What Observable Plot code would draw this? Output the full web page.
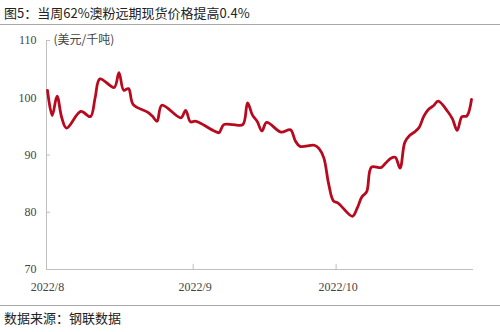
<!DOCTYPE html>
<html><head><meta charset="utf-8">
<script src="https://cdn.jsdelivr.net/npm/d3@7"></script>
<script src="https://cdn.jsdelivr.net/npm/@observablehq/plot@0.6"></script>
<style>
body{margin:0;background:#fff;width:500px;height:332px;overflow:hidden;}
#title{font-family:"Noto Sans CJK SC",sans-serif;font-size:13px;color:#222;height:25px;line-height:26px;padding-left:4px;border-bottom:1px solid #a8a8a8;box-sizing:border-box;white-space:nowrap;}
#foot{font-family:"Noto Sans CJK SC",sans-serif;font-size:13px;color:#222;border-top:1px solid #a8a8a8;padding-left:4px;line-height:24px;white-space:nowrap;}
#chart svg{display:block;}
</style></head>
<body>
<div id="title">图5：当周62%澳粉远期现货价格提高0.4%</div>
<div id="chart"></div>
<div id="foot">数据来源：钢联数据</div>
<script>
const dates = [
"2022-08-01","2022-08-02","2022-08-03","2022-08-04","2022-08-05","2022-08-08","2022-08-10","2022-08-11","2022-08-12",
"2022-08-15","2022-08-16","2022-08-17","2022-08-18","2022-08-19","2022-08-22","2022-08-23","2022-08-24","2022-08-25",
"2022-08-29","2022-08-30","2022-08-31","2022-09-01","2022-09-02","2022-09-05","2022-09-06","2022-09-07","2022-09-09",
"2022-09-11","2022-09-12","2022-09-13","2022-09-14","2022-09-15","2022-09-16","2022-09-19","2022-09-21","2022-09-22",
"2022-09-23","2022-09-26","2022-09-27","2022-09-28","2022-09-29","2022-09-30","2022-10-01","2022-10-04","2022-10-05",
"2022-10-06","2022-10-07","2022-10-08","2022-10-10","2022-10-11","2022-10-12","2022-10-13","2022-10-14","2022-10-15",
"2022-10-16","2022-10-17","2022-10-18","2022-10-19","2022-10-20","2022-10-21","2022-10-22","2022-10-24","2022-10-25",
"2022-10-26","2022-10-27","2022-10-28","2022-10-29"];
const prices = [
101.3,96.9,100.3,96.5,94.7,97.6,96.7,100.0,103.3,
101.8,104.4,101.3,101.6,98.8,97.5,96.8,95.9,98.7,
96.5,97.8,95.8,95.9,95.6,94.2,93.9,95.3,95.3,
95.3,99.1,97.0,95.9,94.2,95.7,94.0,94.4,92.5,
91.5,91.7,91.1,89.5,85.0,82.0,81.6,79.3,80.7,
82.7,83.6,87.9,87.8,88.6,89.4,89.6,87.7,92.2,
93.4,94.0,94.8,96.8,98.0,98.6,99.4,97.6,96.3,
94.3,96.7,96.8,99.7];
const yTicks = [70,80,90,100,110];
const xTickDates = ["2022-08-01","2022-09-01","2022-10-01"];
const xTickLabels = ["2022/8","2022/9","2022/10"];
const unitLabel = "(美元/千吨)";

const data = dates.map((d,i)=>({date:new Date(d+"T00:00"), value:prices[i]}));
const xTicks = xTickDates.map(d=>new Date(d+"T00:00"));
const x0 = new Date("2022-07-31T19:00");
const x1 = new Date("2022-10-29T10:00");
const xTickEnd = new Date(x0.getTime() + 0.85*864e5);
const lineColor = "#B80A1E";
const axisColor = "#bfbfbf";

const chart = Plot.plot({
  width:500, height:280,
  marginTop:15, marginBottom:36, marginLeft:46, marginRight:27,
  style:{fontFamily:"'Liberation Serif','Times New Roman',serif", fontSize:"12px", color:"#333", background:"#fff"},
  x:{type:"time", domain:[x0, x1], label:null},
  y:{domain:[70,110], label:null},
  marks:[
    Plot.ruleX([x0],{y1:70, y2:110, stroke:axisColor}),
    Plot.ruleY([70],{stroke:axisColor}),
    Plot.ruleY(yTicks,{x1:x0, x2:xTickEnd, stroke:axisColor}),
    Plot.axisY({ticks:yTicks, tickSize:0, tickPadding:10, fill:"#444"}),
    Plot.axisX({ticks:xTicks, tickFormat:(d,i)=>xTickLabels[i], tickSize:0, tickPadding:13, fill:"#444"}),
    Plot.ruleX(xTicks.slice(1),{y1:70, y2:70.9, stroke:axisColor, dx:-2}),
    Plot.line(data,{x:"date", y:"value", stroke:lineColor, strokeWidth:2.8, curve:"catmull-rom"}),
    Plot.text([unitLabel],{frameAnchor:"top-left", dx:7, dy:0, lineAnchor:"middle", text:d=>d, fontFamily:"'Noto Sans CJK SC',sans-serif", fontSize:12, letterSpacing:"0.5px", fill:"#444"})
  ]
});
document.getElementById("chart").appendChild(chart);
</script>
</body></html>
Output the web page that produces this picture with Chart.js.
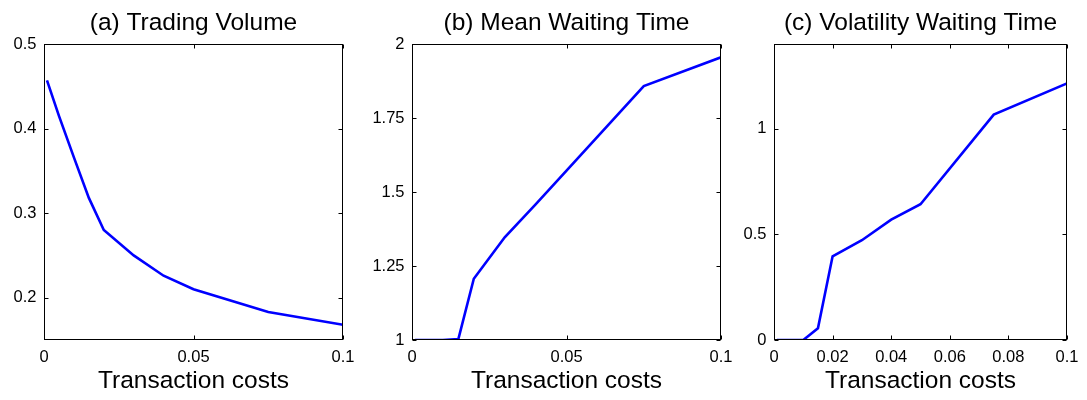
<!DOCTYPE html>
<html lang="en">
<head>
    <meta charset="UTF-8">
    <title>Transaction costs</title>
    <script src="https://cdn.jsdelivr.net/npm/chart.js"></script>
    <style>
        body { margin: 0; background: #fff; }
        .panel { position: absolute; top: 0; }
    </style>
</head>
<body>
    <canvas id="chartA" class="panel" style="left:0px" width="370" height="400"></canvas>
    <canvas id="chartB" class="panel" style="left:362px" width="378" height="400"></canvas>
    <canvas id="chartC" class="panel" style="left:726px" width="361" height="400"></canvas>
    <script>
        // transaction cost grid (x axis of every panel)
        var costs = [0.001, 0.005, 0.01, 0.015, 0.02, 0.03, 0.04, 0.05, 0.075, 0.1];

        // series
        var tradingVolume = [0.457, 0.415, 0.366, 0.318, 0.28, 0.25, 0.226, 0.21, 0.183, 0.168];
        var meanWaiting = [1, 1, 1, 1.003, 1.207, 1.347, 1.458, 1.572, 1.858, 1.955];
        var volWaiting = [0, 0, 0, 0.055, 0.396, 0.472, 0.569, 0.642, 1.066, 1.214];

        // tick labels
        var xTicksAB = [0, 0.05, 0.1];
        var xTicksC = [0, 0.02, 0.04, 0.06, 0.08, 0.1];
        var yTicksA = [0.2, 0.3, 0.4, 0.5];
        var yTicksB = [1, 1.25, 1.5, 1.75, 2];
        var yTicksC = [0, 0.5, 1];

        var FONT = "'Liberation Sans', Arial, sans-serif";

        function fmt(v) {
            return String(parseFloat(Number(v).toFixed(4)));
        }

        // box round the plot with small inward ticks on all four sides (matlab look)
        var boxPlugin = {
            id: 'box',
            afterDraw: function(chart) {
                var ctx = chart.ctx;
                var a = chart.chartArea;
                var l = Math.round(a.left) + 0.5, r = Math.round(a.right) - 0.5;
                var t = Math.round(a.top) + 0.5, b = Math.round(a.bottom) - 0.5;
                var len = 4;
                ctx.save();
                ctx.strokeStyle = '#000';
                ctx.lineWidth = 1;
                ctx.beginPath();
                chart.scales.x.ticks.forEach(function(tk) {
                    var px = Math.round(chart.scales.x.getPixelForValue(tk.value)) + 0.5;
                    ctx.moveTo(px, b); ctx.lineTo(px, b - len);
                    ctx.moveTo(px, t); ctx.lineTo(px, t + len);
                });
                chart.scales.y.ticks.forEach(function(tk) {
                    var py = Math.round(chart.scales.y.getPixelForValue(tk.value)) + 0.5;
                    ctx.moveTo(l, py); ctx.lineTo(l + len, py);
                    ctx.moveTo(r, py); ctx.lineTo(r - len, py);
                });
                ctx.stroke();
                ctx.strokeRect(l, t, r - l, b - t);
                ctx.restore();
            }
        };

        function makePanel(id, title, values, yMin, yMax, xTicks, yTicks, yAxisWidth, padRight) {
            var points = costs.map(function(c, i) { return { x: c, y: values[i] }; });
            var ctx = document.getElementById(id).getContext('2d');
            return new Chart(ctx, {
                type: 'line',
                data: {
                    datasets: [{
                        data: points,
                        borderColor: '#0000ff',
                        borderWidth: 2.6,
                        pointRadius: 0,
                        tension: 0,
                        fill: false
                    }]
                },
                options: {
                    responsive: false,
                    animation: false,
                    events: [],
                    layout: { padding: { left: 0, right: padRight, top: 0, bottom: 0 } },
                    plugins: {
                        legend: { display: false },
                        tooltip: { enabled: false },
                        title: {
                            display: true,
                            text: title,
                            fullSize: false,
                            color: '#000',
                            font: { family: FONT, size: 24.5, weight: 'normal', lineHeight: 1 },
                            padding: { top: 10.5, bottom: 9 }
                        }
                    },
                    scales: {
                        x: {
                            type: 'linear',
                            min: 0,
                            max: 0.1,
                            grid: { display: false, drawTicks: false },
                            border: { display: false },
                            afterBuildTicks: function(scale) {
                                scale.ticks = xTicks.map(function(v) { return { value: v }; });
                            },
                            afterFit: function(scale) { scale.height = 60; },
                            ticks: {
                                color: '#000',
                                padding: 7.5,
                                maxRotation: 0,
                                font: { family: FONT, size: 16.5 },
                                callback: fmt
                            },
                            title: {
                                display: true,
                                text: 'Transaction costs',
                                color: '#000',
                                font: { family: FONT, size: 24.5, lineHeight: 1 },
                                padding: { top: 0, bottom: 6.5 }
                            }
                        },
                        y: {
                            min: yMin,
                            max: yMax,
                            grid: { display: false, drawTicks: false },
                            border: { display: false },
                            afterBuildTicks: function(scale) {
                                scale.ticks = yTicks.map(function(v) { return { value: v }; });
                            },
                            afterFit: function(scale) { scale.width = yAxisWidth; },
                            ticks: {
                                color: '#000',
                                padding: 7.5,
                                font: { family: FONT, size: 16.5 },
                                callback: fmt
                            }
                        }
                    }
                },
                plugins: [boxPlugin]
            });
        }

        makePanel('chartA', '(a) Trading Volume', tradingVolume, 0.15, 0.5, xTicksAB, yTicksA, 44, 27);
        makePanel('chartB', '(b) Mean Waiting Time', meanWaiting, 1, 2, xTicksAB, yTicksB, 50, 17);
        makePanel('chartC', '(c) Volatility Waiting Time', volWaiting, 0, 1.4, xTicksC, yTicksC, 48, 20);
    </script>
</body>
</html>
☆ ☆ ☆ ☆ ☆
| The task |
Find "page". Copy every line it occurs in.

| Response |
What Observable Plot code would draw this? Output the full web page.
Output the web page that produces this picture with Chart.js.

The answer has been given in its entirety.